- Court: Intellectual Property Archives
- Area(s) of Law: Patents
- Date Filed: 11-15-2012
- Case #: 2011-1555
- Judge(s)/Court Below: Moore, Prost, Wallach
- Full Text Opinion
Opinion (Moore): Transocean sued Maersk claiming infringement of three offshore drilling related patents. The district court granted summary judgment for Maersk, which was reversed on appeal. On remand, a jury found Maersk had infringed the patents and awarded damages. The district court, however, granted Maersk’s motion for judgment as a matter law (JMOL), holding that the patents were invalid for obviousness and lack of enablement, and that Maersk did not infringe the asserted claims. Transocean appealed.

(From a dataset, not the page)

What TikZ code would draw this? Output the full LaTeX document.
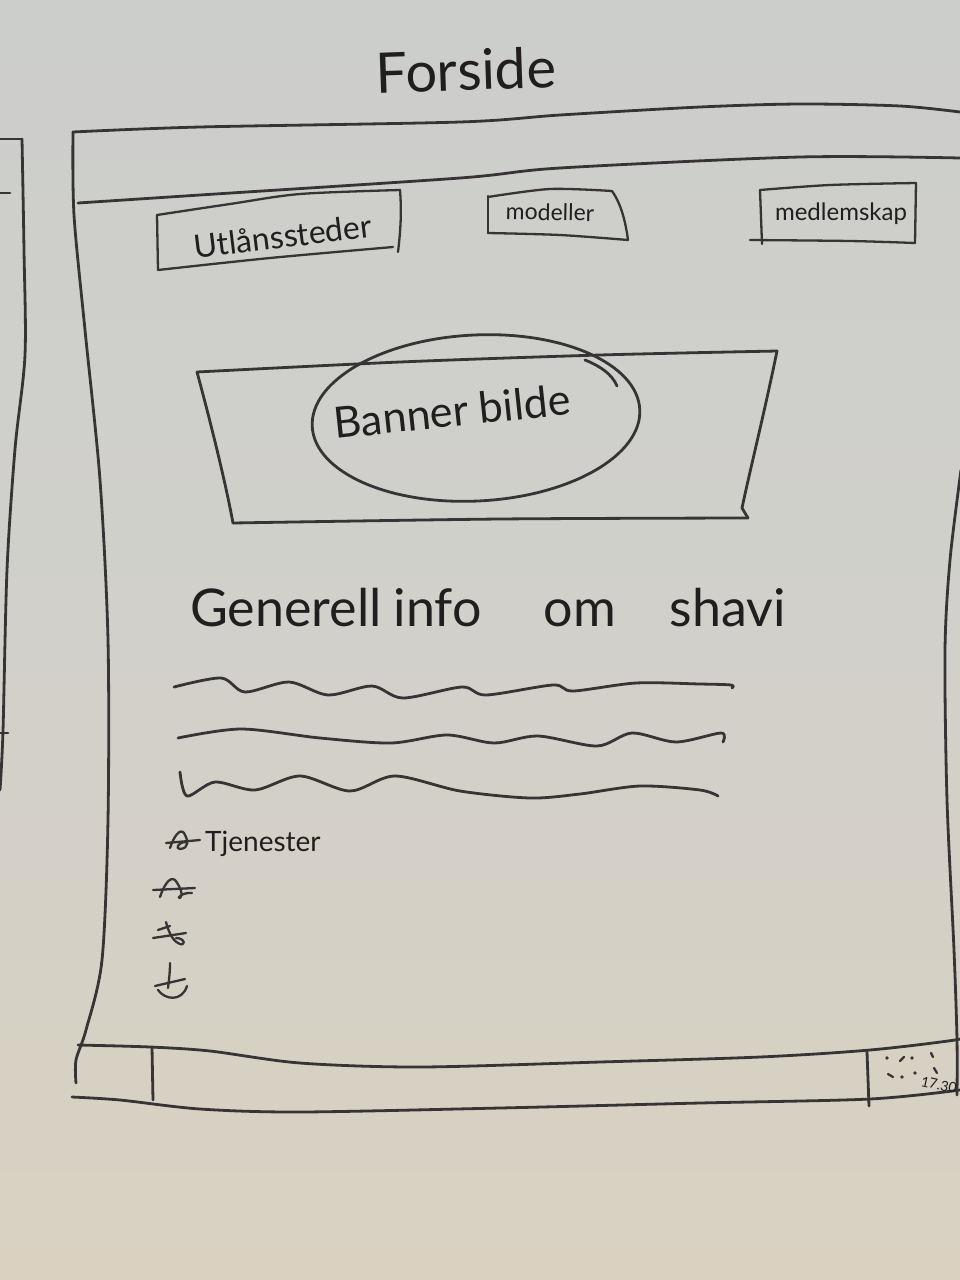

In the previous appeal, the Court of Appeals concluded that Transocean’s patents “present[ed] a prima facie case of obviousness.” While that conclusion raised a presumption that the patents were invalid, it could be rebutted by showing strong, objective evidence of nonobviousness. At trial, the jury found that seven types of objective evidence of nonobviousness (commercial success, industry praise, unexpected results, copying, industry skepticism, licensing, and long-felt but unsolved need) supported Transocean’s nonobviousness claims. In granting JMOL, the district court decided the evidence did not support those findings. After reviewing the objective evidence considered by the jury, the Court of Appeals concluded that the jury’s findings were supported by substantial evidence, and therefore reversed the district court’s grant of JMOL of obviousness. The Appellate Court similarly determined that the jury’s conclusions on both enablement and infringement were supported by substantial evidence and, therefore, REVERSED the district court’s grant of JMOL on those issues.